Data section.
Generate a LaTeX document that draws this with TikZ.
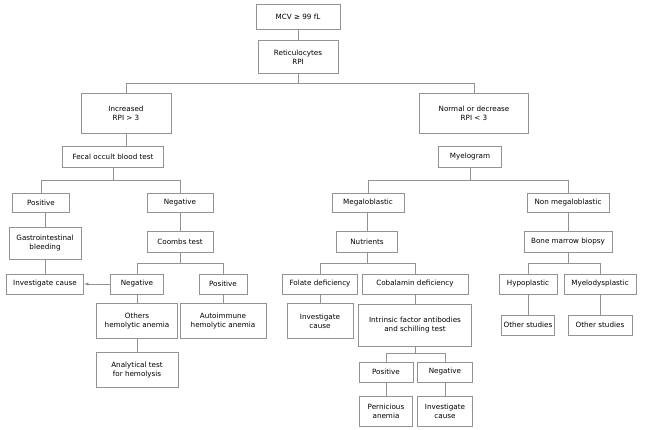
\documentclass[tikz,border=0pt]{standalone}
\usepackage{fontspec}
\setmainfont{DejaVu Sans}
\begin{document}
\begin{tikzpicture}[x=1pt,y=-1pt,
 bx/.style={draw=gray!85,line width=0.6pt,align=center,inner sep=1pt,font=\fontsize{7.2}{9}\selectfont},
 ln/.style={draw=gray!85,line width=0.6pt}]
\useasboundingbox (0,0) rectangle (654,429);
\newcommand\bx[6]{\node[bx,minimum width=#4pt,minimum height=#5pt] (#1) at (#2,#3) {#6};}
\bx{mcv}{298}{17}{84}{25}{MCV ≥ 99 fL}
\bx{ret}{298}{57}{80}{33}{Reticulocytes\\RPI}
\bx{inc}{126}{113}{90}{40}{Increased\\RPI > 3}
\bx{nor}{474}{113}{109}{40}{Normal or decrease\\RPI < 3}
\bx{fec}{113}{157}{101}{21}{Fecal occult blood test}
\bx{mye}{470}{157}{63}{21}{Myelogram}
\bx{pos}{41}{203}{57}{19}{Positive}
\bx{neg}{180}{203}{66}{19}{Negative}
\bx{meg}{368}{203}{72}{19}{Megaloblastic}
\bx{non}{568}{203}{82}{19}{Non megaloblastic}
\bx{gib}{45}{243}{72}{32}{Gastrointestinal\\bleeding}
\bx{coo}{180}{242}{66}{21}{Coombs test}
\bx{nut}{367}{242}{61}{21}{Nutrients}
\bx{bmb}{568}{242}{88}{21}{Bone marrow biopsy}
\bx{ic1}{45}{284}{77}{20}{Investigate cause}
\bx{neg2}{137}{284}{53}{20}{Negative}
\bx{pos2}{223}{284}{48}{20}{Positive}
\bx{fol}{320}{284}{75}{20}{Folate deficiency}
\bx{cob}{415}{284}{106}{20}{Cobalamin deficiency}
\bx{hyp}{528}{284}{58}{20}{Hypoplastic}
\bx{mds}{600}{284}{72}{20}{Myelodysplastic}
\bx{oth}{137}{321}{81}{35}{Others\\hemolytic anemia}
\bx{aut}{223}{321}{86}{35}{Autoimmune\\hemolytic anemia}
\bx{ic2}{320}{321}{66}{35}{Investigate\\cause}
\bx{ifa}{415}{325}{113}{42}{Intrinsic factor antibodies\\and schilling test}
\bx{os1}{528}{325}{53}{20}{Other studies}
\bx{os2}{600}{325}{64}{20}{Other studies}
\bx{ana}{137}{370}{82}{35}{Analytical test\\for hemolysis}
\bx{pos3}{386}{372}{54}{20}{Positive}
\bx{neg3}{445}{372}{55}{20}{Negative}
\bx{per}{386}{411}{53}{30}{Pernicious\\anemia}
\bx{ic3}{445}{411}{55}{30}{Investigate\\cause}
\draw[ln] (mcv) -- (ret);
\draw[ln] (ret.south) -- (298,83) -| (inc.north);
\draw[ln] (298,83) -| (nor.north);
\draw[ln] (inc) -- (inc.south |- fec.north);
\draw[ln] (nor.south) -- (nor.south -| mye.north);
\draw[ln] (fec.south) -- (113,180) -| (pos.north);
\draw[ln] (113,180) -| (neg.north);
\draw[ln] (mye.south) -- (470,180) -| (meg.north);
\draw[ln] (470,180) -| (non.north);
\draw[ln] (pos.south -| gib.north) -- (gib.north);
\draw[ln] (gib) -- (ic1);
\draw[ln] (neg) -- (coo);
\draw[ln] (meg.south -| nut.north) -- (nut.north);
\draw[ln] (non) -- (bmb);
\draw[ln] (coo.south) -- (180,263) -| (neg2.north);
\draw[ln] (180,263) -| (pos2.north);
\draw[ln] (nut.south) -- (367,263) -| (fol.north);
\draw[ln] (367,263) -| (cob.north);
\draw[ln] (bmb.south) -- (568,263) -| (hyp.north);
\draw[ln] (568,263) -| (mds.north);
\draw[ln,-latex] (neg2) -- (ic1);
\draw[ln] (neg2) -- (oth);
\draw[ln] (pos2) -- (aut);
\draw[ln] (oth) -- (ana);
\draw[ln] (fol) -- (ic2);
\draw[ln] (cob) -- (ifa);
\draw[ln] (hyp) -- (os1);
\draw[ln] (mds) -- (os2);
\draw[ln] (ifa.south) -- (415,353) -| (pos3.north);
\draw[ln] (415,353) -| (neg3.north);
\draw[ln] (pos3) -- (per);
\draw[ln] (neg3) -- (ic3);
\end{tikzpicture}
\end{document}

What the task asks.
Return the material exactly as given, apart from the pictures.

Answer to the exercise.
Generate a LaTeX document that draws this with TikZ.
\documentclass[tikz,border=0pt]{standalone}
\usepackage{fontspec}
\setmainfont{DejaVu Sans}
\begin{document}
\begin{tikzpicture}[x=1pt,y=-1pt,
 bx/.style={draw=gray!85,line width=0.6pt,align=center,inner sep=1pt,font=\fontsize{7.2}{9}\selectfont},
 ln/.style={draw=gray!85,line width=0.6pt}]
\useasboundingbox (0,0) rectangle (654,429);
\newcommand\bx[6]{\node[bx,minimum width=#4pt,minimum height=#5pt] (#1) at (#2,#3) {#6};}
\bx{mcv}{298}{17}{84}{25}{MCV ≥ 99 fL}
\bx{ret}{298}{57}{80}{33}{Reticulocytes\\RPI}
\bx{inc}{126}{113}{90}{40}{Increased\\RPI > 3}
\bx{nor}{474}{113}{109}{40}{Normal or decrease\\RPI < 3}
\bx{fec}{113}{157}{101}{21}{Fecal occult blood test}
\bx{mye}{470}{157}{63}{21}{Myelogram}
\bx{pos}{41}{203}{57}{19}{Positive}
\bx{neg}{180}{203}{66}{19}{Negative}
\bx{meg}{368}{203}{72}{19}{Megaloblastic}
\bx{non}{568}{203}{82}{19}{Non megaloblastic}
\bx{gib}{45}{243}{72}{32}{Gastrointestinal\\bleeding}
\bx{coo}{180}{242}{66}{21}{Coombs test}
\bx{nut}{367}{242}{61}{21}{Nutrients}
\bx{bmb}{568}{242}{88}{21}{Bone marrow biopsy}
\bx{ic1}{45}{284}{77}{20}{Investigate cause}
\bx{neg2}{137}{284}{53}{20}{Negative}
\bx{pos2}{223}{284}{48}{20}{Positive}
\bx{fol}{320}{284}{75}{20}{Folate deficiency}
\bx{cob}{415}{284}{106}{20}{Cobalamin deficiency}
\bx{hyp}{528}{284}{58}{20}{Hypoplastic}
\bx{mds}{600}{284}{72}{20}{Myelodysplastic}
\bx{oth}{137}{321}{81}{35}{Others\\hemolytic anemia}
\bx{aut}{223}{321}{86}{35}{Autoimmune\\hemolytic anemia}
\bx{ic2}{320}{321}{66}{35}{Investigate\\cause}
\bx{ifa}{415}{325}{113}{42}{Intrinsic factor antibodies\\and schilling test}
\bx{os1}{528}{325}{53}{20}{Other studies}
\bx{os2}{600}{325}{64}{20}{Other studies}
\bx{ana}{137}{370}{82}{35}{Analytical test\\for hemolysis}
\bx{pos3}{386}{372}{54}{20}{Positive}
\bx{neg3}{445}{372}{55}{20}{Negative}
\bx{per}{386}{411}{53}{30}{Pernicious\\anemia}
\bx{ic3}{445}{411}{55}{30}{Investigate\\cause}
\draw[ln] (mcv) -- (ret);
\draw[ln] (ret.south) -- (298,83) -| (inc.north);
\draw[ln] (298,83) -| (nor.north);
\draw[ln] (inc) -- (inc.south |- fec.north);
\draw[ln] (nor.south) -- (nor.south -| mye.north);
\draw[ln] (fec.south) -- (113,180) -| (pos.north);
\draw[ln] (113,180) -| (neg.north);
\draw[ln] (mye.south) -- (470,180) -| (meg.north);
\draw[ln] (470,180) -| (non.north);
\draw[ln] (pos.south -| gib.north) -- (gib.north);
\draw[ln] (gib) -- (ic1);
\draw[ln] (neg) -- (coo);
\draw[ln] (meg.south -| nut.north) -- (nut.north);
\draw[ln] (non) -- (bmb);
\draw[ln] (coo.south) -- (180,263) -| (neg2.north);
\draw[ln] (180,263) -| (pos2.north);
\draw[ln] (nut.south) -- (367,263) -| (fol.north);
\draw[ln] (367,263) -| (cob.north);
\draw[ln] (bmb.south) -- (568,263) -| (hyp.north);
\draw[ln] (568,263) -| (mds.north);
\draw[ln,-latex] (neg2) -- (ic1);
\draw[ln] (neg2) -- (oth);
\draw[ln] (pos2) -- (aut);
\draw[ln] (oth) -- (ana);
\draw[ln] (fol) -- (ic2);
\draw[ln] (cob) -- (ifa);
\draw[ln] (hyp) -- (os1);
\draw[ln] (mds) -- (os2);
\draw[ln] (ifa.south) -- (415,353) -| (pos3.north);
\draw[ln] (415,353) -| (neg3.north);
\draw[ln] (pos3) -- (per);
\draw[ln] (neg3) -- (ic3);
\end{tikzpicture}
\end{document}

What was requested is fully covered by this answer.